> [What is being asked] Leave the pictures out and retype the lines from the beginning through the line with "import pandas as pd", both ends included.
[START Supplied data]
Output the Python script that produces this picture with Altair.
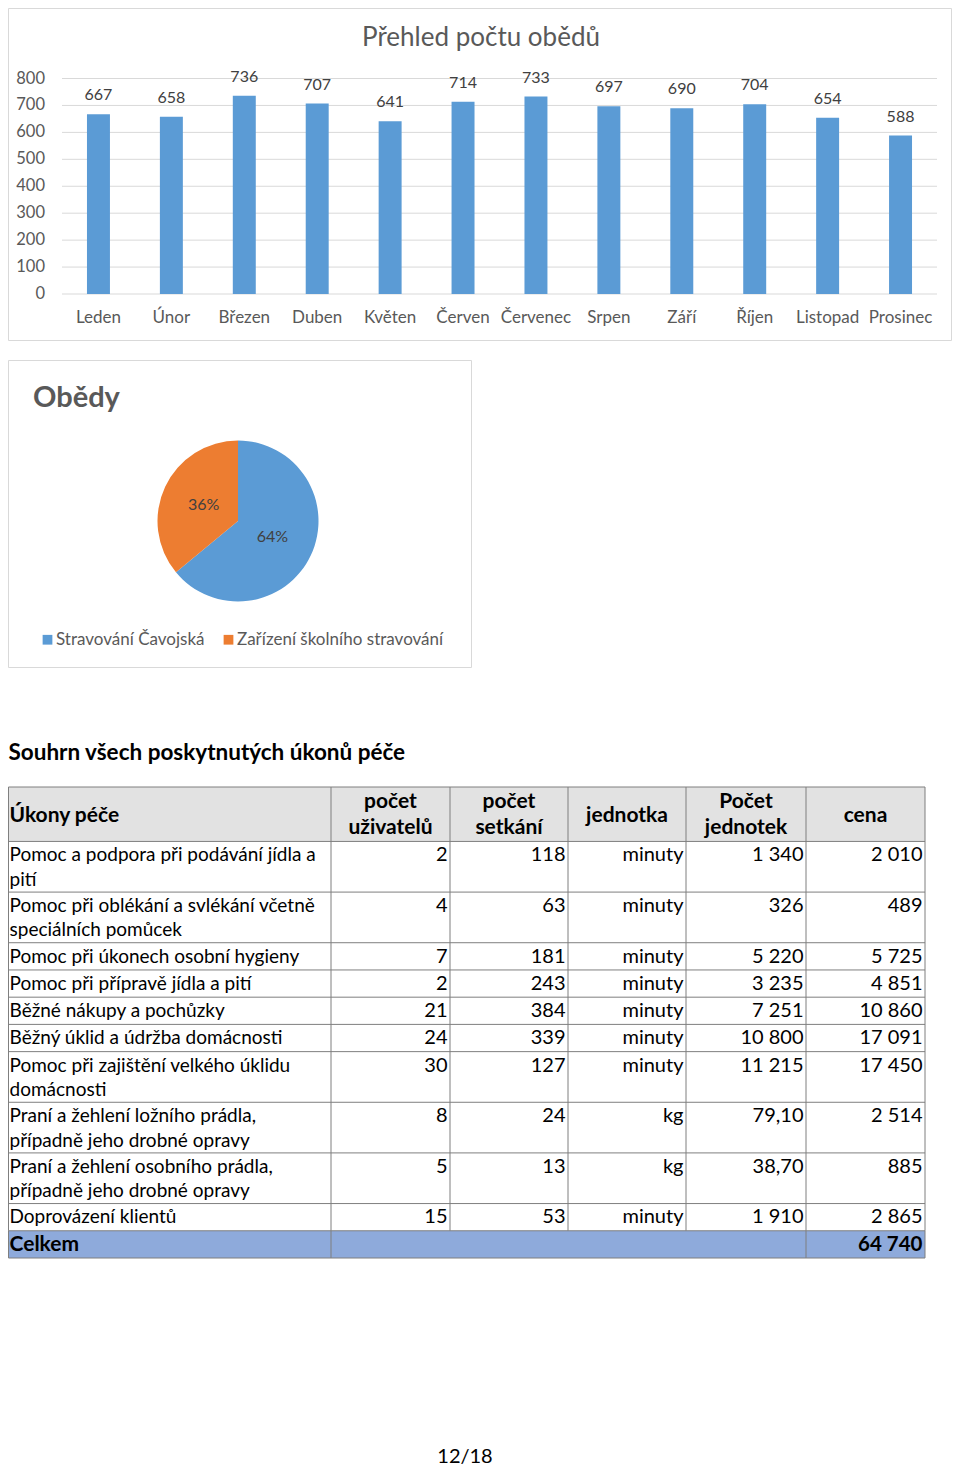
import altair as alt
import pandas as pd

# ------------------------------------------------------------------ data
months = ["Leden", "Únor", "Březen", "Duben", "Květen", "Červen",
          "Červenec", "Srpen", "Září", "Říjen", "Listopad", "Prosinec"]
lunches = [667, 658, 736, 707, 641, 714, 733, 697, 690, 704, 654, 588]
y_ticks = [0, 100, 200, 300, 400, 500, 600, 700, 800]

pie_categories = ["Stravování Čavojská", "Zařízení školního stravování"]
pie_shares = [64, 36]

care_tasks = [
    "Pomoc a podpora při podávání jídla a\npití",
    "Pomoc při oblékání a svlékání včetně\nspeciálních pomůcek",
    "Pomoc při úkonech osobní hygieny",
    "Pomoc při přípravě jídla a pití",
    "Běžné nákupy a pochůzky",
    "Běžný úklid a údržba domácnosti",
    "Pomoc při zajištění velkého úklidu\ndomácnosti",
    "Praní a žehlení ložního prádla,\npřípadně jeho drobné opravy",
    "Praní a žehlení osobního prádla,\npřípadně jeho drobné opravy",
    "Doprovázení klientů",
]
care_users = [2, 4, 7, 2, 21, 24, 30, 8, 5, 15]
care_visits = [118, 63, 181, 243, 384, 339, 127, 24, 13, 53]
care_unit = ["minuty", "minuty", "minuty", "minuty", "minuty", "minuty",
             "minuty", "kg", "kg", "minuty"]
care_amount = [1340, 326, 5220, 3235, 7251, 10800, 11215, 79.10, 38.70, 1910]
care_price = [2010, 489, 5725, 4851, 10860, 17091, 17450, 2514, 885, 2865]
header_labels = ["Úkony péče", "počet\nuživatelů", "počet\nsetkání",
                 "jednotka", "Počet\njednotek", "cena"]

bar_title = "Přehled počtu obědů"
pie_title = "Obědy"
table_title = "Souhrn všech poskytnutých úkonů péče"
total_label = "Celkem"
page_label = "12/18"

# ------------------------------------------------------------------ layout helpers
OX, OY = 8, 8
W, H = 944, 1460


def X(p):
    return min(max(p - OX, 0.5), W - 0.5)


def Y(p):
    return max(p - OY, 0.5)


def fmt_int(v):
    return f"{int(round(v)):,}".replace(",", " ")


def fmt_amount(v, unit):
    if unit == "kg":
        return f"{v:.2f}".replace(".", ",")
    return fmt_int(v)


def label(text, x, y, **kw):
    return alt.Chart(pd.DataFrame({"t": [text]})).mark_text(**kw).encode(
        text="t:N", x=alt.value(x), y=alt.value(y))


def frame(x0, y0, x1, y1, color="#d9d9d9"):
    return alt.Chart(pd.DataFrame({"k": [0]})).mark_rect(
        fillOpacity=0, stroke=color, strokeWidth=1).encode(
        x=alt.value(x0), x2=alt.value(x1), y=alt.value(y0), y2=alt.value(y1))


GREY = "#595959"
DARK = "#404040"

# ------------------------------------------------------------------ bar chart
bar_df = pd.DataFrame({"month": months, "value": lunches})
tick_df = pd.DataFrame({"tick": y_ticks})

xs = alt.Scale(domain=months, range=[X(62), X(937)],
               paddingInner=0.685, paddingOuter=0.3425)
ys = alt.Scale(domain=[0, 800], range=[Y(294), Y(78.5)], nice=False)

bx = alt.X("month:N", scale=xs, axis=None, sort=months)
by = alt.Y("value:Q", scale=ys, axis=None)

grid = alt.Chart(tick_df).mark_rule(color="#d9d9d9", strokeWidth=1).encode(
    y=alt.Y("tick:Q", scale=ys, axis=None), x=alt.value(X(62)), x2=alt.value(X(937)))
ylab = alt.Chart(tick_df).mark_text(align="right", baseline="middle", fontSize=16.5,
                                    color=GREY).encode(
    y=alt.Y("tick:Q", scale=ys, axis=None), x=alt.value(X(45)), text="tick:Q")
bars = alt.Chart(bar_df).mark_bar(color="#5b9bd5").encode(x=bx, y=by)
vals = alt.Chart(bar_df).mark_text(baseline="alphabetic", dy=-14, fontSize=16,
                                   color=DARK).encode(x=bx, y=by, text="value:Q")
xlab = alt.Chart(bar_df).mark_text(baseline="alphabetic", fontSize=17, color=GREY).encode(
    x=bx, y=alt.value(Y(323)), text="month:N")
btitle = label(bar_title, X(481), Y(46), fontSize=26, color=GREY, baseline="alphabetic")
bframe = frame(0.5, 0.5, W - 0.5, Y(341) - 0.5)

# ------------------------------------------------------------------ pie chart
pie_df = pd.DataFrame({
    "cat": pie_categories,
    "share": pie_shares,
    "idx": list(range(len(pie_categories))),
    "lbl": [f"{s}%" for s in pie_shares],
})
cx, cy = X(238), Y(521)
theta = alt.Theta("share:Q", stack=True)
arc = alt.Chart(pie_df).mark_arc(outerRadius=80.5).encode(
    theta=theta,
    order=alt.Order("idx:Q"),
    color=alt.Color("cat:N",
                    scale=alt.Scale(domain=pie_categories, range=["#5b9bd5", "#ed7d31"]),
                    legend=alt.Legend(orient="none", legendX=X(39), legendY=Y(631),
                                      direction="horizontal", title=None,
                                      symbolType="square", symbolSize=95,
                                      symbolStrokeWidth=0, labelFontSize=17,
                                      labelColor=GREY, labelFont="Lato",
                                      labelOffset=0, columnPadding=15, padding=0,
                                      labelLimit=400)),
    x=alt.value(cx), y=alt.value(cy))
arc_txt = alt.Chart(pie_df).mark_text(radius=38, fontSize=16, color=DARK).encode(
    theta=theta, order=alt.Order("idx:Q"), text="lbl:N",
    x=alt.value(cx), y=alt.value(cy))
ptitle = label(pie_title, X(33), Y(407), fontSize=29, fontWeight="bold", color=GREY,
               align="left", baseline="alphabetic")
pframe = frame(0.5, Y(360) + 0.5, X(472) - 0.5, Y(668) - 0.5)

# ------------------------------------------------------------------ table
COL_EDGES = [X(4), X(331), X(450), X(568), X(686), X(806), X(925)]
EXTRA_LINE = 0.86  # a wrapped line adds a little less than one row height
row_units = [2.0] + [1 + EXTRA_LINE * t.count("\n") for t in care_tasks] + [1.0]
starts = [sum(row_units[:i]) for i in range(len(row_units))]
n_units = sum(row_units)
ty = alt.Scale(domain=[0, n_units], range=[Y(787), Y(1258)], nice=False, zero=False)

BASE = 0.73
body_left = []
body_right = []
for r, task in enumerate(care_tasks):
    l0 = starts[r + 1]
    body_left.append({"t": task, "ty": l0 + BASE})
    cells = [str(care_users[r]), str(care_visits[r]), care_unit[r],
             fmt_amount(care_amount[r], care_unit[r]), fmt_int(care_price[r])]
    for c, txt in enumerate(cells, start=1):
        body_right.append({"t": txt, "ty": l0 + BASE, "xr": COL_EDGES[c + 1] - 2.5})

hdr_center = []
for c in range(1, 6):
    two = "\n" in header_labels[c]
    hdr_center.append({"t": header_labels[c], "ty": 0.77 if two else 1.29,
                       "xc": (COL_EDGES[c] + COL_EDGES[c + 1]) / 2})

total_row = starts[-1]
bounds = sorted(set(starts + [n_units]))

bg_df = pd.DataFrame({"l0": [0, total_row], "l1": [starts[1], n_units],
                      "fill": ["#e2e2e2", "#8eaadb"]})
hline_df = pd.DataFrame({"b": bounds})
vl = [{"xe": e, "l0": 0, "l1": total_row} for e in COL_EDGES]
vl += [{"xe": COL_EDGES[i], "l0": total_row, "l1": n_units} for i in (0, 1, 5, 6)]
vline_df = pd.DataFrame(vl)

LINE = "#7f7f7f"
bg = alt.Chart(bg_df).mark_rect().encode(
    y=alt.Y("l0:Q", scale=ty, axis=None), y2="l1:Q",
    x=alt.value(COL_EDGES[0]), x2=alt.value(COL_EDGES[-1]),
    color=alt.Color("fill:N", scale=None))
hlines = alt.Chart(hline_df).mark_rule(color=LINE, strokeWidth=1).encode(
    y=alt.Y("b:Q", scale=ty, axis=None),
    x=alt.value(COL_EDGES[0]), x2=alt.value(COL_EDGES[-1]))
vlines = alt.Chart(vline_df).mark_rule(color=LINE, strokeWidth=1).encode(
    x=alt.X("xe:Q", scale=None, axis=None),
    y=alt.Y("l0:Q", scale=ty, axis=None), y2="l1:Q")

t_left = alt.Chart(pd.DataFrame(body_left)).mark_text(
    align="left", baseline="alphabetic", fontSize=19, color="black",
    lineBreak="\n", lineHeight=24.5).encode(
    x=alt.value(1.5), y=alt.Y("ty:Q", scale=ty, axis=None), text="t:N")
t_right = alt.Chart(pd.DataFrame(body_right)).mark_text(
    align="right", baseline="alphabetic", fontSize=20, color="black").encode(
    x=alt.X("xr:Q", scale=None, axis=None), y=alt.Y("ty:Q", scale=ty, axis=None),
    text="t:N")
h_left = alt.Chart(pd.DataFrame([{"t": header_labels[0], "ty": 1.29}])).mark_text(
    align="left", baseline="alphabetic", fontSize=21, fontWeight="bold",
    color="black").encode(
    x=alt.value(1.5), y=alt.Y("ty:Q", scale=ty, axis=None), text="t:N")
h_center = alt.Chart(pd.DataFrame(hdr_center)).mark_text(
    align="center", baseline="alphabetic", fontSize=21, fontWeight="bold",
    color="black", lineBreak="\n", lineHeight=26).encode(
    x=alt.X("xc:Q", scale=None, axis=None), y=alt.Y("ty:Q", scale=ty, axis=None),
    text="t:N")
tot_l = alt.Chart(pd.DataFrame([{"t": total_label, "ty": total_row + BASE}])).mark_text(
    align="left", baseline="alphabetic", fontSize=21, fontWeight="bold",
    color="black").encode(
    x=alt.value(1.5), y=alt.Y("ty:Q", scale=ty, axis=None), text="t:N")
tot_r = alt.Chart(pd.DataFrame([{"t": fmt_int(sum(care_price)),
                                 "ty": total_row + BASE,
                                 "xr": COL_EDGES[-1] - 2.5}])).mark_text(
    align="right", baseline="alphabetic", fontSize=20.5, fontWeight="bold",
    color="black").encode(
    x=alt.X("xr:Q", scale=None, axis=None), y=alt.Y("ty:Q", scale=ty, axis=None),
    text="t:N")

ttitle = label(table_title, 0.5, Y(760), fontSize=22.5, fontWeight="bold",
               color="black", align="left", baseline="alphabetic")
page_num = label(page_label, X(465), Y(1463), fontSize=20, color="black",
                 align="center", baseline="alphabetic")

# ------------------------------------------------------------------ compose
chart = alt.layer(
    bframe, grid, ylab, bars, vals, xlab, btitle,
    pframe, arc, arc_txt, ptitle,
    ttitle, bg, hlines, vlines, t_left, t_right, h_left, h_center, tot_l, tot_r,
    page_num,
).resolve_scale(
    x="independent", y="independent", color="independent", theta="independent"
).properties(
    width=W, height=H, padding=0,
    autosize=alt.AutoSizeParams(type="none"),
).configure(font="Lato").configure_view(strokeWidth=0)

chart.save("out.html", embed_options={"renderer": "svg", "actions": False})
[END Supplied data]
> [Written reply]
Output the Python script that produces this picture with Altair.
import altair as alt
import pandas as pd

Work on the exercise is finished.